What leverage does the United States and its allies in Europe have over Russia? Energy was central to the causes of the conflict, and it could prove to provide a solution.
The last two international crises between Ukraine and Russia (in 2006 and 2009) were over fees that Ukraine paid to Russia for supplies of natural gas and transshipment fees for sending it along to Europe. Natural gas was also a precursor for this crisis; a large part of the aid package given by Putin’s government to the Yanukovich government that sparked protests in November was for reduced rates of natural gas. A look at the maps of pipelines from Russia to Europe shows how they all enter from East and North from Russia and exit through to the EU in the West.
In the last five years, the U.S. has undergone a boom in energy production. Europe, on the other hand, has gone through a prolonged euro crisis, and some are pointing to its energy prices as making it uncompetitive with a U.S. that is benefitting from the shale gas boom. It is ironic, then, that Europe, with few domestic energy resources, holds a trump card.

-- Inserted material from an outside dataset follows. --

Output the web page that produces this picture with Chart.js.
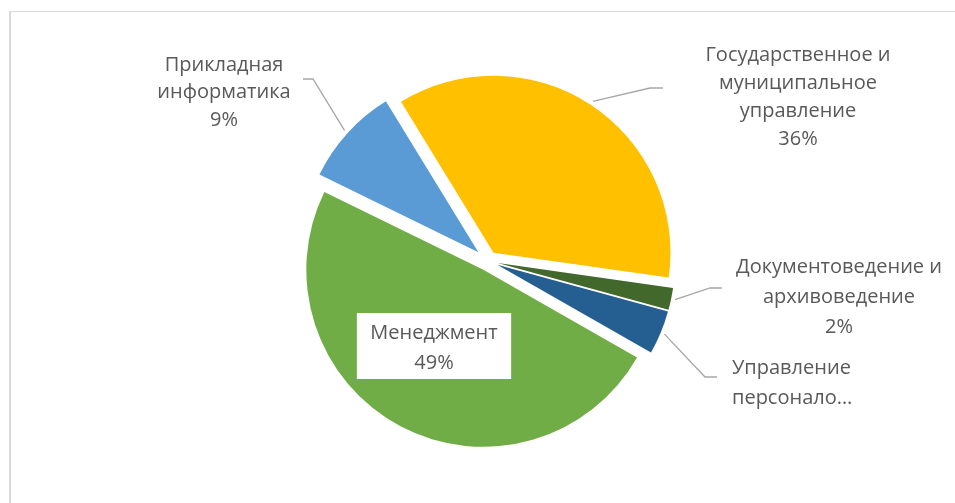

For more than 40 years, U.S. policymakers have worried that the network of oil and gas pipelines stretching from East to West were creating a dependence on first the U.S.S.R. and then Russia that would allow the Russian government to exert political pressure on European governments: they could threaten to cut-off supplies, it was thought, and the European governments would fold. What we overlooked is that energy dependence goes both ways. Russian firms and the Russian federal budget are even more dependent on Europeans to buy their gas than European countries are to receive it. It is time for Europe to play that trump card.
On Sunday, the G7 made a strong statement condemning Russia’s “clear violation of the sovereignty and territorial integrity of Ukraine.” The European members of the G7 can add teeth to this statement by embargoing the importation of any natural gas from Russia that is not transshipped through Ukraine. Such a statement would show solidarity with Ukraine by stopping gas imports while also giving Ukraine’s strapped budget the transshipment fees it needs.
The European G7 members of Germany, France, Italy, and the UK have a diverse and redundant energy system that could operate without imports of natural gas from Russia. Stepped-up Liquefied Natural Gas (LNG) imports from Norway and from the Middle East, plus other energy exports from the U.S., combined with fuel substitution (coal and renewables), along with reduced seasonal demand from warmer spring temperatures mean that this embargo could be enforced without substantial harm to European economies.
Germany would be the key country in an embargo. The Nord Stream pipeline stretches more than 750 miles under the Baltic Sea from Vyborg, Russia to Griefswald, Germany. Its twin pipes can provide about 2 trillion cubic feet of gas per year (around 10% of EU demand). From its start, seemingly the only reason for the extra expense to lay it under the Baltic was to avoid transit countries like Ukraine, Lithuania, or Poland.
With the announcement of an embargo, the German government could immediately cut off imports through the Nord Stream, immediately denying Gazprom and the Russian government a very significant source of hard currency. Germany has an opportunity here to punish Russia’s bad behavior by turning off the Nord Stream’s tap.
Russia has overstepped its bounds by invading Ukraine. One of its largest sources of income is from energy exports and production. The G7 can immediately add teeth to its statement of condemnation by announcing that it would not buy Russian natural gas – while also keeping solidarity with Ukraine by announcing that any gas passing through Ukraine would be exempt.
The U.S. should support this statement by announce support for NATO allies. The U.S. could providing energy exports to make up for the Russian shortfalls (though we could not export the natural gas without yet-to-be-build infrastructure). Russia should learn that the politics of energy insecurity goes both ways: it is not just importers that are threatened. Energy suppliers, too, cannot simply flout international norms by invading neighboring countries.